--- start ---

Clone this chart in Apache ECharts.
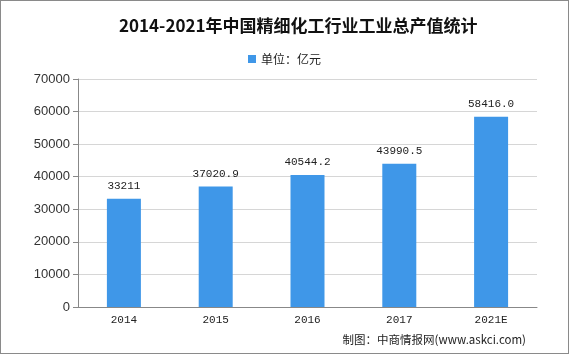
<!DOCTYPE html>
<html><head><meta charset="utf-8">
<script src="https://cdn.jsdelivr.net/npm/echarts@6/dist/echarts.min.js"></script>
<style>html,body{margin:0;padding:0;background:#fff;}#c{width:567px;height:352px;border:1px solid #8a8a8a;}</style>
</head><body><div id="c"></div>
<script>
var categories = ['2014','2015','2016','2017','2021E'];
var values = [33211, 37020.9, 40544.2, 43990.5, 58416.0];
var valueLabels = ['33211','37020.9','40544.2','43990.5','58416.0'];
var yTicks = [0,10000,20000,30000,40000,50000,60000,70000];

var chart = echarts.init(document.getElementById('c'));
chart.setOption({
  animation:false,
  title:{text:'2014-2021年中国精细化工行业工业总产值统计',left:113,top:11,
    textStyle:{fontFamily:'Noto Sans CJK SC',fontWeight:'bold',fontSize:17,color:'#111'}},
  legend:{data:['单位：亿元'],top:47,left:'center',itemWidth:8,itemHeight:8,itemGap:2,
    icon:'rect',textStyle:{fontFamily:'Noto Sans CJK SC',fontSize:12,color:'#222'}},
  grid:{left:77,right:31,top:78,bottom:46},
  xAxis:{type:'category',data:categories,
    axisLine:{lineStyle:{color:'#888'}},
    axisTick:{alignWithLabel:false,length:5,lineStyle:{color:'#888'}},
    axisLabel:{fontFamily:'Liberation Mono',fontSize:11,color:'#222',margin:8}},
  yAxis:{type:'value',min:yTicks[0],max:yTicks[yTicks.length-1],interval:10000,
    axisLine:{show:true,lineStyle:{color:'#888'}},
    axisTick:{show:true,length:5,lineStyle:{color:'#888'}},
    axisLabel:{fontFamily:'Liberation Sans',fontSize:13,color:'#333',margin:8,
      formatter:function(v){return String(v);}},
    splitLine:{lineStyle:{color:'#d6d6d6'}}},
  series:[{name:'单位：亿元',type:'bar',data:values,barWidth:34,
    itemStyle:{color:'#3f97e8'},
    label:{show:true,position:'top',distance:7,fontFamily:'Liberation Mono',fontSize:11,color:'#222',
      formatter:function(p){return valueLabels[p.dataIndex];}}}],
  graphic:[{type:'text',right:42,top:333,style:{text:'制图：中商情报网(www.askci.com)',
    font:'11.5px "Noto Sans CJK SC"',fill:'#222'}}]
});
</script></body></html>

--- end ---

From the first line above through the line containing "var yTicks = [0,10000,20000,30000,40000,50000,60000,70000];", copy everything exactly, without the pictures.

▶ ANSWER TO THIS PROBLEM
Clone this chart in Apache ECharts.
<!DOCTYPE html>
<html><head><meta charset="utf-8">
<script src="https://cdn.jsdelivr.net/npm/echarts@6/dist/echarts.min.js"></script>
<style>html,body{margin:0;padding:0;background:#fff;}#c{width:567px;height:352px;border:1px solid #8a8a8a;}</style>
</head><body><div id="c"></div>
<script>
var categories = ['2014','2015','2016','2017','2021E'];
var values = [33211, 37020.9, 40544.2, 43990.5, 58416.0];
var valueLabels = ['33211','37020.9','40544.2','43990.5','58416.0'];
var yTicks = [0,10000,20000,30000,40000,50000,60000,70000];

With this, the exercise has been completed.